Scope of Questioning and Document Production

  • New York- “The purpose of a cooperation clause in a fire insurance policy is to enable the insurer to obtain all knowledge and facts concerning the cause of the fire and loss involved . . . .” See Erie Ins. Co. v. JMM Properties, LLC, 66 A.D.3d 1282 (3d Dept 2009).
  • Courts routinely find that information concerning an insured’s credibility or motive is material where the insurer reasonably suspects arson or fraud in connection with a claim. See Eagley v. State Farm Ins.
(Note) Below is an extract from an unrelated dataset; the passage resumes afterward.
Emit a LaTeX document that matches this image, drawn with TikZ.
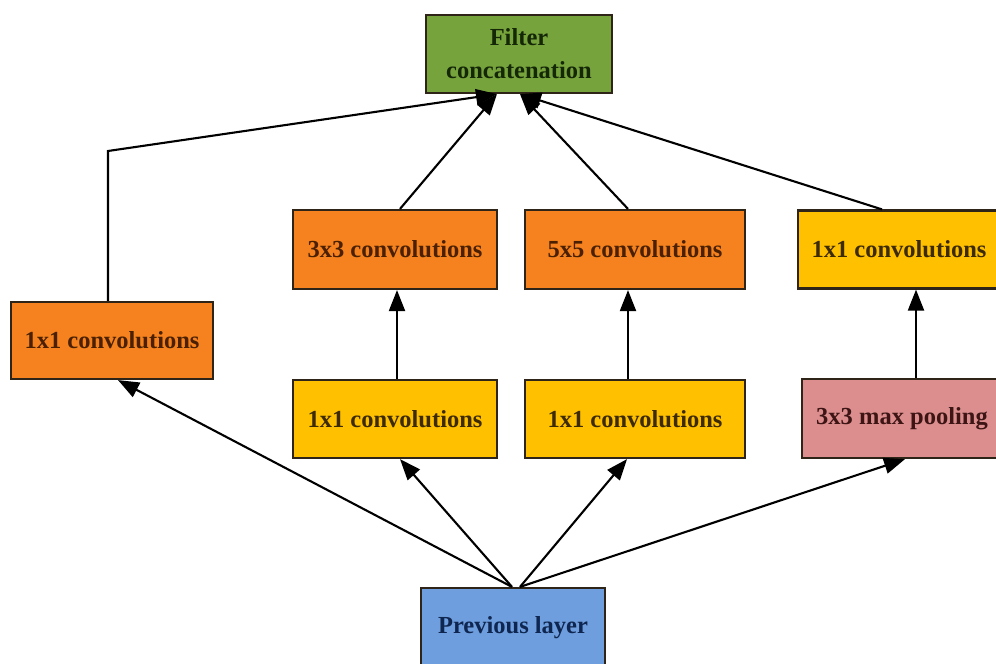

Co., 2015 WL 5714402 (W.D. N.Y. 2015) (Citing cases where courts found documents and questions concerning insured’s financial status, such as tax returns and bank statements, to be material and relevant).
  • Insureds breached cooperation clause of their homeowners’ policy, precluding recovery for fire loss, where they refused to provide tax returns that their insurer had requested due to suspicious nature of fire in light of fact that the insureds’ had filed bankruptcy and were on verge of losing their home at foreclosure sale on date of fire. See Weissberg v. Royal Ins. Co., 240 A.D.2d 733 (2d Dept 1997).
  • Whether insured failed to comply with the cooperation clause under the subject policy was a triable issue of fact, where insured refused to provide the insurer with telephone records and tax returns, which she felt were irrelevant for her claim in connection with vandalism that allegedly occurred at her house. After insurer denied her claim, the insured offered to provide these documents, but the insurer refused them. See Zizzo v. Liberty Mut. Ins. Co., 728 N.Y.S.2d 343 (2d Dept 2001).
  • California – Where the insurer has reason to suspect arson, it is relevant and material to inquire into the financial condition of the insured because an insurer is entitled to develop circumstantial evidence of the insured’s involvement in the suspected arson. See Abdelhamid v. Fire Ins. Exchange, 106 Cal.Rptr.3d 26 (Ct. App. 2010).

In conclusion, the EUO remains an effective investigative tool for information gathering and evaluation of insurance claims.